Сегодня я чувствую себя еще лучше. После хорошего завтрака и небольшой партии в пикет я оделся и вышел на улицу. Я прошел почти две версты, посмотрел наш госпиталь, повидался со своим лекарем и одним больным товарищем; пробило два часа, мой аппетит заговорил самым энергичным образом; вот я уже у себя. После дневного отдыха я опять вышел на улицу и вернулся лишь в девять часов, проведя приятный вечер у Гурко. Не правда ли прекрасный день, не правда ли я совсем счастлив и поправился?
Честность не позволила мне солгать, и я счел своим долгом истолковать совсем по-другому прежде задуманное заглавие. Теперь я должен выразить благодарность врачу, который спас мне жизнь. Как изобразить его радость?.. Но для этого потребуется особая глава.

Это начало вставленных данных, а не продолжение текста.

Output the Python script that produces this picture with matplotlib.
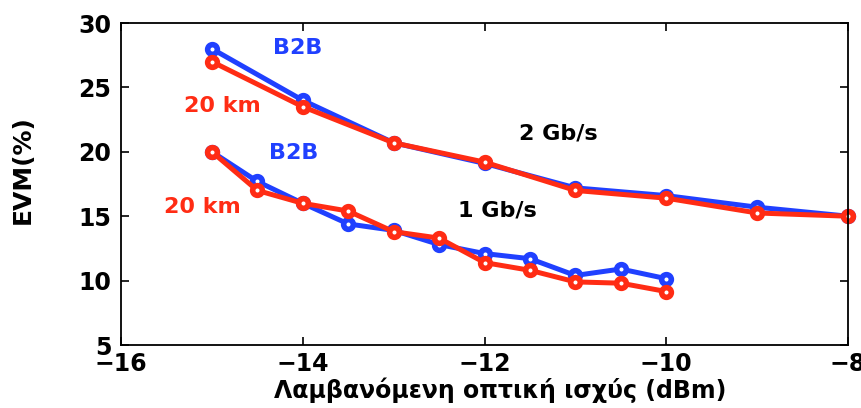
import matplotlib
matplotlib.use("Agg")
import matplotlib.pyplot as plt

plt.rcParams['font.family'] = ['DejaVu Sans']

# Received optical power (dBm)
power_2g = [-15, -14, -13, -12, -11, -10, -9, -8]
power_1g = [-15, -14.5, -14, -13.5, -13, -12.5, -12, -11.5, -11, -10.5, -10]

# EVM (%) at 2 Gb/s
evm_2g_b2b = [28.0, 24.0, 20.7, 19.1, 17.2, 16.6, 15.7, 15.0]
evm_2g_20km = [27.0, 23.5, 20.7, 19.2, 17.0, 16.4, 15.25, 15.0]

# EVM (%) at 1 Gb/s
evm_1g_b2b = [20.0, 17.7, 16.0, 14.4, 13.9, 12.8, 12.1, 11.7, 10.4, 10.9, 10.15]
evm_1g_20km = [20.0, 17.0, 16.0, 15.4, 13.8, 13.3, 11.4, 10.8, 9.9, 9.8, 9.15]

x_ticks = [-16, -14, -12, -10, -8]
y_ticks = [5, 10, 15, 20, 25, 30]

BLUE = '#2040ff'
RED = '#ff2c14'

fig = plt.figure(figsize=(8.62, 4.08), dpi=100)
ax = fig.add_axes([0.1404, 0.1544, 0.8434, 0.7892])

style = dict(lw=3.6, marker='o', markersize=7, markerfacecolor='white',
             markeredgewidth=4, clip_on=False)
ax.plot(power_2g, evm_2g_b2b, color=BLUE, **style)
ax.plot(power_1g, evm_1g_b2b, color=BLUE, **style)
ax.plot(power_2g, evm_2g_20km, color=RED, **style)
ax.plot(power_1g, evm_1g_20km, color=RED, **style)

ax.set_xlim(-16, -8)
ax.set_ylim(5, 30)
ax.set_xticks(x_ticks)
ax.set_yticks(y_ticks)
ax.tick_params(direction='in', length=6, width=1.2, top=True, right=True,
               labelsize=17)
ax.tick_params(axis='x', pad=5)
ax.tick_params(axis='y', pad=7)
for lab in ax.get_xticklabels() + ax.get_yticklabels():
    lab.set_fontweight('bold')
for sp in ax.spines.values():
    sp.set_linewidth(1.3)

ax.set_ylabel('EVM(%)', fontsize=18, fontweight='bold')
ax.yaxis.set_label_coords(-0.118, 0.545)
ax.set_xlabel('Λαμβανόμενη οπτική ισχύς (dBm)', fontsize=17,
              fontweight='bold', va='center')
ax.xaxis.set_label_coords(0.522, -0.14)

tk = dict(fontsize=16, fontweight='bold', ha='center', va='center')
ax.text(-14.06, 28.06, 'B2B', color=BLUE, **tk)
ax.text(-14.89, 23.56, '20 km', color=RED, **tk)
ax.text(-14.10, 19.9, 'B2B', color=BLUE, **tk)
ax.text(-15.11, 15.71, '20 km', color=RED, **tk)
ax.text(-11.19, 21.46, '2 Gb/s', color='black', **tk)
ax.text(-11.86, 15.48, '1 Gb/s', color='black', **tk)

fig.savefig('out.png', dpi=100)
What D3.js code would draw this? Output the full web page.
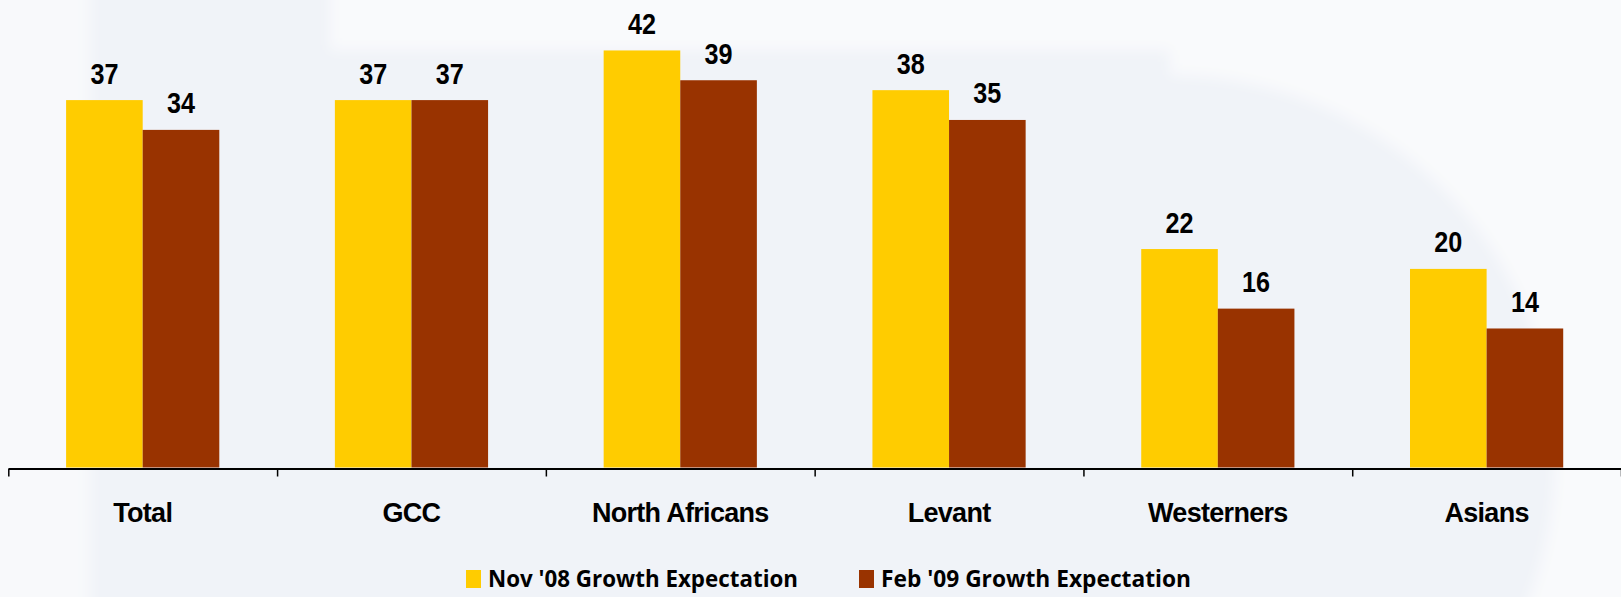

Когда я заболел, ко мне пришел доктор Полляк (крещеный еврей), но только в первый день у меня были силы говорить с ним. Потом целых десять дней я был на краю могилы, он лечил умирающего, скелет, а не пациента, который может говорить и ценить заботу о себе. Поправляясь, я совсем потерял память о том, что было, так что знал лишь первые дни своей болезни, и переход от смерти к жизни казался мне пробуждением от долгого сна. Нелегко больному подружиться с врачом, коего он видит по-настоящему впервые; я не успел, придя в себя, познакомиться по-настоящему с Полляком, как он сам захворал. Потом Кашкаров рассказал мне о ходе болезни; по мере того как я поправлялся, память возвращалась ко мне понемногу, а вчера я почувствовал себя таким счастливым, что живу, дышу свежим воздухом и могу благодарить небо за все блага, кои оно мне дарует, что ноги сами понесли меня к дому моего маленького доктора. Представьте себе радость молодого человека, недавно начавшего практиковать в Плоцке, когда к нему приходят пешком два офицера в добром здоровье, а всего две недели тому назад один из них был приговорен к смерти. И все это при свидетелях, при его соперниках, и притом всего несколько дней тому назад у него уже побывали двое других офицеров, которые были так же тяжело больны, как я, а третий, которого Полляк нашел уже окоченевшим и вернул к жизни после апоплексического удара, лишившего его возможности наслаждаться напитками, собирался через три дня нанести лекарю визит, не менее приятный, чем наш.